Citing something he picked up from an old literature on modern Japanese economy, the officer recalled that “after several decades of soul-searching and isolation from the rest of the world, the Japanese came to the conclusion that no great country/economy is ever built on loans.”
According to him, even if we need to inject foreign capital to revive our economy, the critical mass of that foreign capital will not come from loans. It will come from Nigerians outside the country repatriating monies back home.
Ironically, he noted, the forex policies of the new regime are increasingly making it more and more difficult for Nigerians who have money abroad to bring back their money. He gave me figures, which, though I can’t readily verify now, I’m genuinely discomfited by.
According to him, Nigerians in Diaspora repatriated about $20 billion to the country in the last one year of Jonathan’s administration. But, today, more than one and a half years into Buhari’s government, the repatriation of funds has dried up to a little above $2 billion.
But that’s not all that we should bother about. Even if we resolve to go for this loan, how do we pay back? Was it because the Presidency did not really have a repayment plan that warranted sending the request to the National Assembly, without the necessary details? Who can really swear that he has seen a clearly thought-out economic plan that this regime can approach any credible lender with?
Yes, we could keep sloganeering about diversifying the economy, thinking beyond oil or even prospect for oil in the North and Lagos, but before any of these begins to yield dividends, our country needs to survive. We’ll also need to be repaying the loans and making some money.
Summary? To survive, Nigeria still needs for the oil of the Niger Delta to keep flowing. And to ensure this steady flow, we need to be more sincere about our policy in the Niger Delta. You cannot be doing Operation Crocodile Smile and be bombing the militants and expect to have oil to sell.
Until the militants see that we’re sincere with them, they’ll keep blowing up pipelines – no matter how many wheeler dealers, fronting as Niger Delta elders, we do deal with. The current arrogance and curious body language will not get us anywhere.
You cannot, for instance, continue to isolate the South-East and, to some extent, the South-South and hope to develop as a country.
Of course, since my South-East people, according to Buhari’s curious arithmetic, contributed only 5 per cent of the votes that made Buhari President, I had programmed my mind not to expect anything from the PMB government, beyond those appointments that are statutory. This mindset was informed by what I thought I always knew about the person of Gen. Buhari and his style of politics. I knew that in Buhari’s political dictionary, there is no such thing as ‘power sharing.’ It was either all or nothing!
But those who did not know much about the man Buhari (or who were blinded by the nationwide angst against Goodluck Jonathan) kept swearing that PMB would be a President for all Nigerians. That he would not run a winner-takes-all regime. Today, I suspect that even some of those who erroneously thought they were co-winners with Buhari now know better. For, even among the winners, there have been further segregations.
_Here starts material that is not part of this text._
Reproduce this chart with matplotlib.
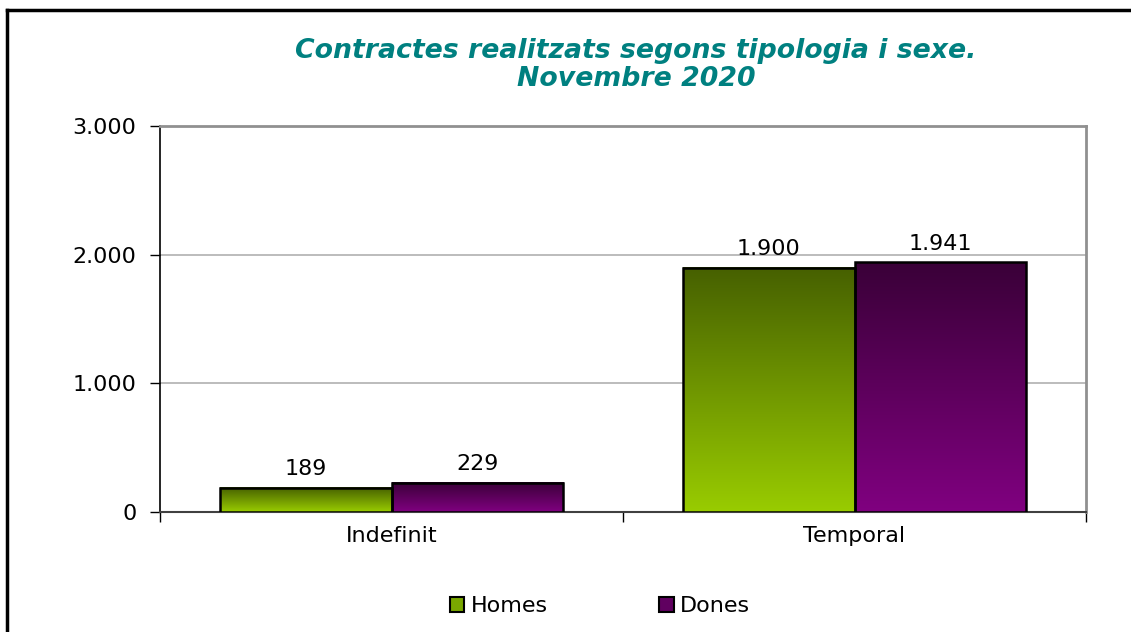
import numpy as np
import matplotlib
matplotlib.use("Agg")
import matplotlib.pyplot as plt
from matplotlib.lines import Line2D
from matplotlib.patches import Patch
from matplotlib.colors import LinearSegmentedColormap

plt.rcParams['font.family'] = ['DejaVu Sans']

categories = ["Indefinit", "Temporal"]
series_names = ["Homes", "Dones"]
homes = [189, 1900]
dones = [229, 1941]
value_labels_homes = ["189", "1.900"]
value_labels_dones = ["229", "1.941"]
yticks = [0, 1000, 2000, 3000]
ytick_labels = ["0", "1.000", "2.000", "3.000"]
title = "Contractes realitzats segons tipologia i sexe.\nNovembre 2020"

green_top, green_bot = "#466000", "#99cc00"
purple_top, purple_bot = "#3a0038", "#800080"

fig = plt.figure(figsize=(11.31, 6.32), dpi=100)
ax = fig.add_axes([160/1131, 1-512/632, (1086-160)/1131, (512-126)/632])

x = np.arange(len(categories))
w = 0.37

def grad_bars(xpos, vals, ctop, cbot):
    cmap = LinearSegmentedColormap.from_list("g", [cbot, ctop])
    bars = ax.bar(xpos, vals, w, facecolor="none", edgecolor="black", linewidth=1.8, zorder=4)
    grad = np.linspace(0, 1, 256).reshape(-1, 1)
    for r in bars:
        x0, y0 = r.get_x(), r.get_y()
        ax.imshow(grad, cmap=cmap, origin="lower", aspect="auto",
                  extent=[x0, x0 + r.get_width(), y0, y0 + r.get_height()], zorder=3)
    return bars

b1 = grad_bars(x - w/2, homes, green_top, green_bot)
b2 = grad_bars(x + w/2, dones, purple_top, purple_bot)

for bars, labels in ((b1, value_labels_homes), (b2, value_labels_dones)):
    for r, lab in zip(bars, labels):
        ax.annotate(lab, (r.get_x() + r.get_width()/2, r.get_height()),
                    xytext=(0, 6), textcoords="offset points", ha="center", va="bottom",
                    fontsize=16, color="black", zorder=5)

ax.set_xlim(-0.5, 1.5)
ax.set_ylim(0, 3000)
ax.set_yticks(yticks)
ax.set_yticklabels(ytick_labels, fontsize=16)
ax.set_xticks([-0.5, 0.5, 1.5])
ax.set_xticklabels([])
ax.set_xticks(x, minor=True)
ax.set_xticklabels(categories, minor=True, fontsize=16)
ax.tick_params(axis="x", which="minor", length=0, pad=10)
ax.tick_params(axis="x", which="major", length=7, width=1, color="black", direction="out")
ax.tick_params(axis="y", length=7, width=1, color="black", direction="out", pad=10)
ax.grid(axis="y", color="#b0b0b0", linewidth=1.2, zorder=0)
ax.set_axisbelow(True)
for s in ("top", "right"):
    ax.spines[s].set_color("#909090")
    ax.spines[s].set_linewidth(2)
ax.spines["left"].set_color("black")
ax.spines["left"].set_linewidth(1.2)
ax.spines["bottom"].set_color("#404040")
ax.spines["bottom"].set_linewidth(1.5)
ax.set_zorder(1)

fig.text(636/1131, 1-65/632, title, ha="center", va="center", fontsize=19.3,
         fontweight="bold", fontstyle="italic", color="#008080", linespacing=1.1)

handles = [Patch(facecolor="#7aa800", edgecolor="black", linewidth=1.5),
           Patch(facecolor="#600060", edgecolor="black", linewidth=1.5)]
fig.legend(handles, series_names, loc="center", bbox_to_anchor=(600/1131, 1-606/632),
           ncol=2, frameon=False, fontsize=16, handlelength=0.65, handleheight=0.65,
           handletextpad=0.3, columnspacing=5.0, borderpad=0)

# outer frame
fig.add_artist(Line2D([7/1131, 1.0], [1-10/632, 1-10/632], transform=fig.transFigure,
                      color="black", linewidth=2.5))
fig.add_artist(Line2D([7/1131, 7/1131], [0, 1-10/632], transform=fig.transFigure,
                      color="black", linewidth=2.5))

fig.savefig("out.png", dpi=100)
Some winners are now outsiders in their own victory. A tiny clique, according to the President’s wife, has since appropriated the President, the Presidency and the electoral victory.
Fortunately, I’m not among those who are feeling disappointed by how things have turned out today. And the reason is simple: I never expected anything better from PMB. Blessed are those who do not expect, for they shall not be disappointed.
And if, for a fleeting moment, I thought thing would not go as I thought, the President soon perished the though, when he told an international audience (in one of his now countless foreign trips) that he would first attend to the needs of those who contributed 97 per cent before he looks in the direction of those who contributed 5 per cent. Now, don’t ask me to do the math, for I did not pass my GCE Mathematics. The idea is what matters. And the idea is: the sun will first shine on those who are standing, before it gets to those who are sitting.
And to rub home the fact that we can’t expect any preferential treatment, our nominee for minister (a professor, former university vice chancellor and secretary to the Imo State government) was given a minister of state portfolio in the education ministry. His senior minister, by the way, is an accountant, more renowned as newspaper columnist. So, I guess, our minister of state is in good hands.
Meanwhile, dear senators, since it is now clear that the recovered stolen billions are nowhere to be found, kindly approve the loan request, so that they can reflate our economy. At least, while they are sharing, or looting, or investing the loan, something can drop into our throats. Throats which are fast drying up. Our children (and our children’s children) can bear the burden of the debt later after we’re gone.